Moody's Adjusted WARF -- 20% (2323)

Class A-1A: 0

Class A-1AR: 0

Class A-1B: 0

Class A-2: 0

Class B: +2

Class C: +2

Class D: +3

Class E: +1

Moody's Adjusted WARF + 20% (3485)

Class A-1A: 0

Class A-1AR: 0

Class A-1B: -1

Class A-2: -1

Class B -1

Class C: -2

Class D: -1

Class E: -1

Loss and Cash Flow Analysis:

Moody's modeled the transaction using a cash flow model based on
the Binomial Expansion Technique, as described in Section 2.3 of
the "Moody's Global Approach to Rating Collateralized Loan
Obligations," published in February 2014.

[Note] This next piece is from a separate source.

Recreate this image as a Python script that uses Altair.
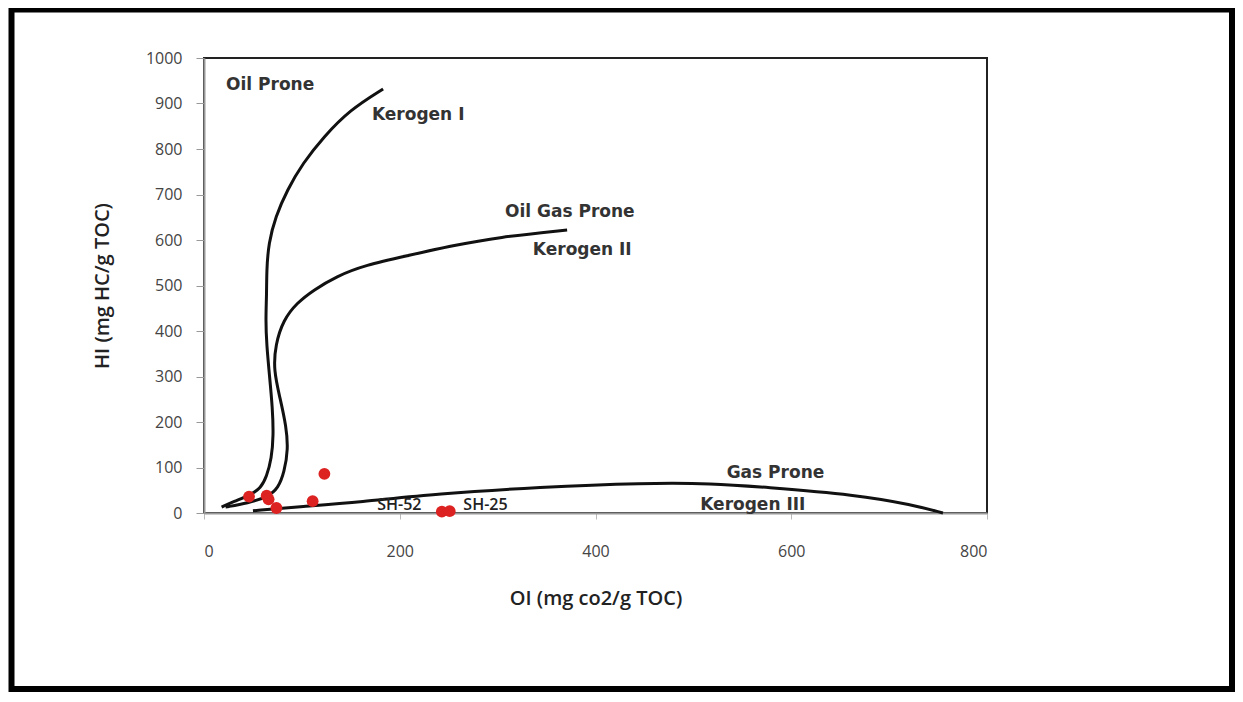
import altair as alt
import pandas as pd

# Curve traces (OI, HI)
k1_x = [18, 30, 48, 58, 64, 69, 71, 70, 67, 64, 63, 64, 64, 66, 73, 85, 101, 122, 149, 183]
k1_y = [13, 25, 40, 55, 80, 120, 170, 230, 300, 370, 424, 480, 534, 593, 651, 710, 769, 826, 886, 932]
k2_x = [22, 45, 65, 76, 82, 86, 84, 78, 71, 73, 81, 95, 112, 135, 165, 207, 255, 300, 371]
k2_y = [13, 22, 35, 55, 90, 140, 190, 250, 314, 370, 424, 462, 490, 520, 545, 565, 588, 606, 622]
k3_x = [50, 100, 159, 238, 343, 450, 520, 571, 667, 724, 755]
k3_y = [5, 14, 24, 42, 57, 66, 65, 57, 40, 18, 0]

# Samples
pt_x = [46, 64, 66, 74, 111, 123, 243, 251]
pt_y = [36, 38, 30, 11, 26, 86, 3, 4]

# Annotations
lab_text = ["Oil Prone", "Kerogen I", "Oil Gas Prone", "Kerogen II", "Gas Prone", "Kerogen III"]
lab_x = [22.5, 171.6, 307.5, 336, 534, 507]
lab_y = [941, 875, 662, 578, 88, 18]
sh_text = ["SH-52", "SH-25"]
sh_x = [177, 265]
sh_y = [18, 18]

rows = []
for name, xs_, ys_ in [("I", k1_x, k1_y), ("II", k2_x, k2_y), ("III", k3_x, k3_y)]:
    for i, (a, b) in enumerate(zip(xs_, ys_)):
        rows.append({"curve": name, "i": i, "OI": a, "HI": b})
curves = pd.DataFrame(rows)
pts = pd.DataFrame({"OI": pt_x, "HI": pt_y})
labs = pd.DataFrame({"t": lab_text, "OI": lab_x, "HI": lab_y})
shl = pd.DataFrame({"t": sh_text, "OI": sh_x, "HI": sh_y})

xs = alt.Scale(domain=[0, 800], nice=False, zero=False)
ys = alt.Scale(domain=[0, 1000], nice=False, zero=False)

xaxis = alt.Axis(values=[0, 200, 400, 600, 800], format="d", tickSize=6, labelPadding=24,
                 labelFontSize=16, labelColor="#444", labelFont="Open Sans",
                 title="OI (mg co2/g TOC)", titleFontSize=20, titleFont="Open Sans",
                 titleFontWeight=600, titleColor="#222", titlePadding=29, grid=False,
                 domainColor="#999", domainWidth=2, tickColor="#bbb")
yaxis = alt.Axis(values=list(range(0, 1001, 100)), format="d", tickSize=8, labelPadding=14,
                 labelFontSize=16, labelColor="#444", labelFont="Open Sans",
                 title="HI (mg HC/g TOC)", titleFontSize=20, titleFont="Open Sans",
                 titleFontWeight=600, titleColor="#222", titlePadding=33, grid=False,
                 domainColor="#999", domainWidth=2, tickColor="#999")

lines = alt.Chart(curves).mark_line(color="#111", strokeWidth=3, interpolate="basis").encode(
    x=alt.X("OI:Q", scale=xs, axis=xaxis),
    y=alt.Y("HI:Q", scale=ys, axis=yaxis),
    detail="curve:N",
    order="i:Q",
)
dots = alt.Chart(pts).mark_circle(color="#dd2222", opacity=1, size=140).encode(
    x=alt.X("OI:Q", scale=xs), y=alt.Y("HI:Q", scale=ys)
)
texts = alt.Chart(labs).mark_text(align="left", baseline="middle", font="DejaVu Sans",
                                   fontWeight="bold", fontSize=17, color="#333").encode(
    x=alt.X("OI:Q", scale=xs), y=alt.Y("HI:Q", scale=ys), text="t:N"
)
shtexts = alt.Chart(shl).mark_text(align="left", baseline="middle", font="Open Sans",
                                    fontSize=16, fontWeight=600, color="#222").encode(
    x=alt.X("OI:Q", scale=xs), y=alt.Y("HI:Q", scale=ys), text="t:N"
)
border = alt.Chart(alt.Data(values=[{"a": 1}])).mark_rect(filled=False, stroke="black", strokeWidth=6).encode(
    x=alt.value(-192.5), x2=alt.value(1028), y=alt.value(-48.5), y2=alt.value(631)
)

chart = alt.layer(lines, dots, texts, shtexts, border).properties(
    width=783, height=455,
    padding={"left": 196, "top": 50, "right": 248, "bottom": 179},
    autosize=alt.AutoSizeParams(type="none"),
    background="white",
).configure_view(stroke="#222", strokeWidth=2)

chart.save("out.html", embed_options={"renderer": "svg", "actions": False})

The key model inputs Moody's used in its analysis, such as par,
weighted average rating factor, diversity score and the weighted
average recovery rate, are based on its published methodology and
could differ from the trustee's reported numbers. In its base
case, Moody's analyzed the collateral pool as having a performing
par and principal proceeds balance of $615 million, defaulted par
of $15.7 million, a weighted average default probability of 21.17%
(implying a WARF of 2904), a weighted average recovery rate upon
default of 49.69%, a diversity score of 97 and a weighted average
spread of 4.06%.

Moody's incorporates the default and recovery properties of the
collateral pool in cash flow model analysis where they are subject
to stresses as a function of the target rating on each CLO
liability reviewed. Moody's derives the default probability from
the credit quality of the collateral pool and Moody's expectation
of the remaining life of the collateral pool. The average recovery
rate for future defaults is based primarily on the seniority of
the assets in the collateral pool. In each case, historical and
market performance and the collateral manager's latitude for
trading the collateral are also factors.